• **Exercise directions**:
Quote the whole listing exactly. Leave the pictures out of your copy.
─── Material ───
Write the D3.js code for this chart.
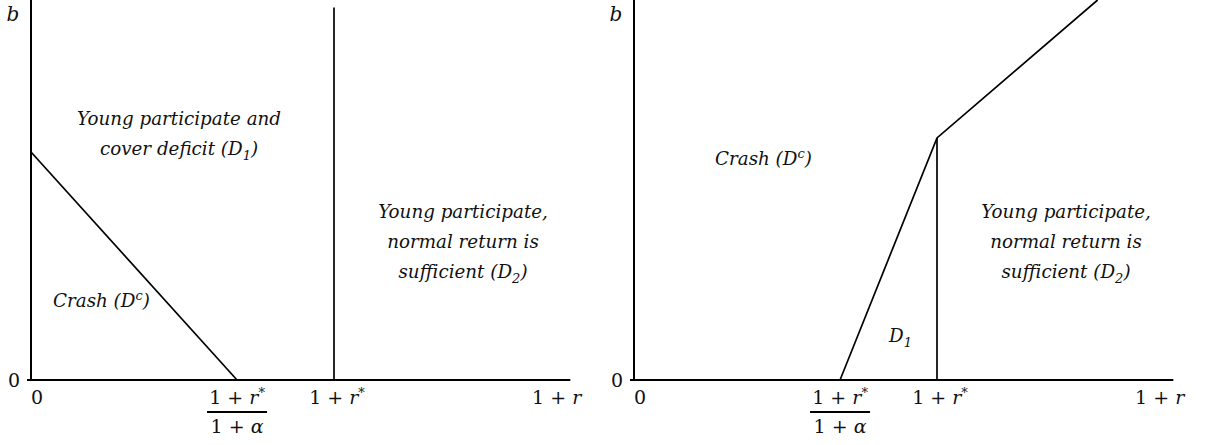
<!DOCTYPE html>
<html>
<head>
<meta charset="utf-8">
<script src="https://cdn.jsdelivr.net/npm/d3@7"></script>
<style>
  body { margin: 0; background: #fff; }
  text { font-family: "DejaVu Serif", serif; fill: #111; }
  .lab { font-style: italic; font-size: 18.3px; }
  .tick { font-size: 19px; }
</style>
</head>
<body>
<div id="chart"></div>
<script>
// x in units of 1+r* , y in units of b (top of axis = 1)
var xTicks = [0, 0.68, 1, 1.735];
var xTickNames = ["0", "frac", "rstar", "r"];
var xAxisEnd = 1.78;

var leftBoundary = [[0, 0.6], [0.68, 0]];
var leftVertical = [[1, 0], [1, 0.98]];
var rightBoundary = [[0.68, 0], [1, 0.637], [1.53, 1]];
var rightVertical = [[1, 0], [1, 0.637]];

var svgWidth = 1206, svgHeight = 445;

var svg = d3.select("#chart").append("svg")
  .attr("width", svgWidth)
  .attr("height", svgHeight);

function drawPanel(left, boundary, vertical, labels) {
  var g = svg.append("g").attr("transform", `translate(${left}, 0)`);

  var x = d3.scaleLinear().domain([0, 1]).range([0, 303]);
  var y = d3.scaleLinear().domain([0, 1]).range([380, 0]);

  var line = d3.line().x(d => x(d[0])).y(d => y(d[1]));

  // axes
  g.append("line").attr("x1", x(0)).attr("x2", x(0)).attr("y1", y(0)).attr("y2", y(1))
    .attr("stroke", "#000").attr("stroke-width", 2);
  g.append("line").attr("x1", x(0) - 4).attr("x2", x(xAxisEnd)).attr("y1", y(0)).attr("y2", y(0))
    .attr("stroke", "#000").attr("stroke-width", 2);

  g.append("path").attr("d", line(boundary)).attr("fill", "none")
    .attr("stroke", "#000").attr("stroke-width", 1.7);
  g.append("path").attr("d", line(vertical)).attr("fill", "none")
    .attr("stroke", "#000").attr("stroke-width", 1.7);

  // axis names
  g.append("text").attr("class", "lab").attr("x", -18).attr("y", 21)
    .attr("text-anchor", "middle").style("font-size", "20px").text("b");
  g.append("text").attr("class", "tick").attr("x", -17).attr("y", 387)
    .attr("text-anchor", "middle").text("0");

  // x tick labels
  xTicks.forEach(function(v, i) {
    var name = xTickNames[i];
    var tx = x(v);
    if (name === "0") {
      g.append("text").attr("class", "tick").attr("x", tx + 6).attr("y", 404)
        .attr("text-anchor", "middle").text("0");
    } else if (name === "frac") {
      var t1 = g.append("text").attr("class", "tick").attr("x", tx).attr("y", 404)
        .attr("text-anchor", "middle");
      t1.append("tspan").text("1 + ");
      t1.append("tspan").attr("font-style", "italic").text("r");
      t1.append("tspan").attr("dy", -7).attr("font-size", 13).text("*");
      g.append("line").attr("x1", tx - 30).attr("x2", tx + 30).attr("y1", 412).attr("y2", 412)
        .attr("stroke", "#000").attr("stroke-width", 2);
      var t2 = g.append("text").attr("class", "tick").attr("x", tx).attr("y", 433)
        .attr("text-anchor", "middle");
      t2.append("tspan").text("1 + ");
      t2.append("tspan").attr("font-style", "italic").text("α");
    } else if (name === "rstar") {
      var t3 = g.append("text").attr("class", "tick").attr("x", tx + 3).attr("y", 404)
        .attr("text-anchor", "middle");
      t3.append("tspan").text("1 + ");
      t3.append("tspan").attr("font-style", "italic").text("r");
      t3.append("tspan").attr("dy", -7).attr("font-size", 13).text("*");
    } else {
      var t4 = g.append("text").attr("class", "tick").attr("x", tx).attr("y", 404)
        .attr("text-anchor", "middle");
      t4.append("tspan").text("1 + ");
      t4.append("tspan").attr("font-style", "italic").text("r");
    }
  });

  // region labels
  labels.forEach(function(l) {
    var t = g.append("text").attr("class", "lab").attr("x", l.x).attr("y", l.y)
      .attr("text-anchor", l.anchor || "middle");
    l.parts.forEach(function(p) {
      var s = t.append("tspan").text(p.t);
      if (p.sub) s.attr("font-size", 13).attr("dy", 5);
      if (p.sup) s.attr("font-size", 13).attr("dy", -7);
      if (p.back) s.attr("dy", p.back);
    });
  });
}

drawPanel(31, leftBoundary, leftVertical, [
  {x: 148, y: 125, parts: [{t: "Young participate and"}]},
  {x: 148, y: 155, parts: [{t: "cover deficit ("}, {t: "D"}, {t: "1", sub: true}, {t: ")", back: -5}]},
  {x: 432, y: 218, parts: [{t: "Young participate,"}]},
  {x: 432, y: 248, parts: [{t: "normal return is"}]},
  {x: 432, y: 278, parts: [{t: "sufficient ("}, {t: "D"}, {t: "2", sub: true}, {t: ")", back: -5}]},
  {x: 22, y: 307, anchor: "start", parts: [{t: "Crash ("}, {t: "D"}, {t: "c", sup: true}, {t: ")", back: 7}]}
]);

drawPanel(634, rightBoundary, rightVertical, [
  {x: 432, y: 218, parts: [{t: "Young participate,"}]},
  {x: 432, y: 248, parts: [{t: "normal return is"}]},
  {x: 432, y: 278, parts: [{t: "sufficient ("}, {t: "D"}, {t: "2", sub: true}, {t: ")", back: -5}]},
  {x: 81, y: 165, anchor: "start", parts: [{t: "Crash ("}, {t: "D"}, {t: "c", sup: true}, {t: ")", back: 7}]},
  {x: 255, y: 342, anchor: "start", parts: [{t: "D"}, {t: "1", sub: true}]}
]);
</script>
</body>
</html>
───
• **Reply to the task**:
Write the D3.js code for this chart.
<!DOCTYPE html>
<html>
<head>
<meta charset="utf-8">
<script src="https://cdn.jsdelivr.net/npm/d3@7"></script>
<style>
  body { margin: 0; background: #fff; }
  text { font-family: "DejaVu Serif", serif; fill: #111; }
  .lab { font-style: italic; font-size: 18.3px; }
  .tick { font-size: 19px; }
</style>
</head>
<body>
<div id="chart"></div>
<script>
// x in units of 1+r* , y in units of b (top of axis = 1)
var xTicks = [0, 0.68, 1, 1.735];
var xTickNames = ["0", "frac", "rstar", "r"];
var xAxisEnd = 1.78;

var leftBoundary = [[0, 0.6], [0.68, 0]];
var leftVertical = [[1, 0], [1, 0.98]];
var rightBoundary = [[0.68, 0], [1, 0.637], [1.53, 1]];
var rightVertical = [[1, 0], [1, 0.637]];

var svgWidth = 1206, svgHeight = 445;

var svg = d3.select("#chart").append("svg")
  .attr("width", svgWidth)
  .attr("height", svgHeight);

function drawPanel(left, boundary, vertical, labels) {
  var g = svg.append("g").attr("transform", `translate(${left}, 0)`);

  var x = d3.scaleLinear().domain([0, 1]).range([0, 303]);
  var y = d3.scaleLinear().domain([0, 1]).range([380, 0]);

  var line = d3.line().x(d => x(d[0])).y(d => y(d[1]));

  // axes
  g.append("line").attr("x1", x(0)).attr("x2", x(0)).attr("y1", y(0)).attr("y2", y(1))
    .attr("stroke", "#000").attr("stroke-width", 2);
  g.append("line").attr("x1", x(0) - 4).attr("x2", x(xAxisEnd)).attr("y1", y(0)).attr("y2", y(0))
    .attr("stroke", "#000").attr("stroke-width", 2);

  g.append("path").attr("d", line(boundary)).attr("fill", "none")
    .attr("stroke", "#000").attr("stroke-width", 1.7);
  g.append("path").attr("d", line(vertical)).attr("fill", "none")
    .attr("stroke", "#000").attr("stroke-width", 1.7);

  // axis names
  g.append("text").attr("class", "lab").attr("x", -18).attr("y", 21)
    .attr("text-anchor", "middle").style("font-size", "20px").text("b");
  g.append("text").attr("class", "tick").attr("x", -17).attr("y", 387)
    .attr("text-anchor", "middle").text("0");

  // x tick labels
  xTicks.forEach(function(v, i) {
    var name = xTickNames[i];
    var tx = x(v);
    if (name === "0") {
      g.append("text").attr("class", "tick").attr("x", tx + 6).attr("y", 404)
        .attr("text-anchor", "middle").text("0");
    } else if (name === "frac") {
      var t1 = g.append("text").attr("class", "tick").attr("x", tx).attr("y", 404)
        .attr("text-anchor", "middle");
      t1.append("tspan").text("1 + ");
      t1.append("tspan").attr("font-style", "italic").text("r");
      t1.append("tspan").attr("dy", -7).attr("font-size", 13).text("*");
      g.append("line").attr("x1", tx - 30).attr("x2", tx + 30).attr("y1", 412).attr("y2", 412)
        .attr("stroke", "#000").attr("stroke-width", 2);
      var t2 = g.append("text").attr("class", "tick").attr("x", tx).attr("y", 433)
        .attr("text-anchor", "middle");
      t2.append("tspan").text("1 + ");
      t2.append("tspan").attr("font-style", "italic").text("α");
    } else if (name === "rstar") {
      var t3 = g.append("text").attr("class", "tick").attr("x", tx + 3).attr("y", 404)
        .attr("text-anchor", "middle");
      t3.append("tspan").text("1 + ");
      t3.append("tspan").attr("font-style", "italic").text("r");
      t3.append("tspan").attr("dy", -7).attr("font-size", 13).text("*");
    } else {
      var t4 = g.append("text").attr("class", "tick").attr("x", tx).attr("y", 404)
        .attr("text-anchor", "middle");
      t4.append("tspan").text("1 + ");
      t4.append("tspan").attr("font-style", "italic").text("r");
    }
  });

  // region labels
  labels.forEach(function(l) {
    var t = g.append("text").attr("class", "lab").attr("x", l.x).attr("y", l.y)
      .attr("text-anchor", l.anchor || "middle");
    l.parts.forEach(function(p) {
      var s = t.append("tspan").text(p.t);
      if (p.sub) s.attr("font-size", 13).attr("dy", 5);
      if (p.sup) s.attr("font-size", 13).attr("dy", -7);
      if (p.back) s.attr("dy", p.back);
    });
  });
}

drawPanel(31, leftBoundary, leftVertical, [
  {x: 148, y: 125, parts: [{t: "Young participate and"}]},
  {x: 148, y: 155, parts: [{t: "cover deficit ("}, {t: "D"}, {t: "1", sub: true}, {t: ")", back: -5}]},
  {x: 432, y: 218, parts: [{t: "Young participate,"}]},
  {x: 432, y: 248, parts: [{t: "normal return is"}]},
  {x: 432, y: 278, parts: [{t: "sufficient ("}, {t: "D"}, {t: "2", sub: true}, {t: ")", back: -5}]},
  {x: 22, y: 307, anchor: "start", parts: [{t: "Crash ("}, {t: "D"}, {t: "c", sup: true}, {t: ")", back: 7}]}
]);

drawPanel(634, rightBoundary, rightVertical, [
  {x: 432, y: 218, parts: [{t: "Young participate,"}]},
  {x: 432, y: 248, parts: [{t: "normal return is"}]},
  {x: 432, y: 278, parts: [{t: "sufficient ("}, {t: "D"}, {t: "2", sub: true}, {t: ")", back: -5}]},
  {x: 81, y: 165, anchor: "start", parts: [{t: "Crash ("}, {t: "D"}, {t: "c", sup: true}, {t: ")", back: 7}]},
  {x: 255, y: 342, anchor: "start", parts: [{t: "D"}, {t: "1", sub: true}]}
]);
</script>
</body>
</html>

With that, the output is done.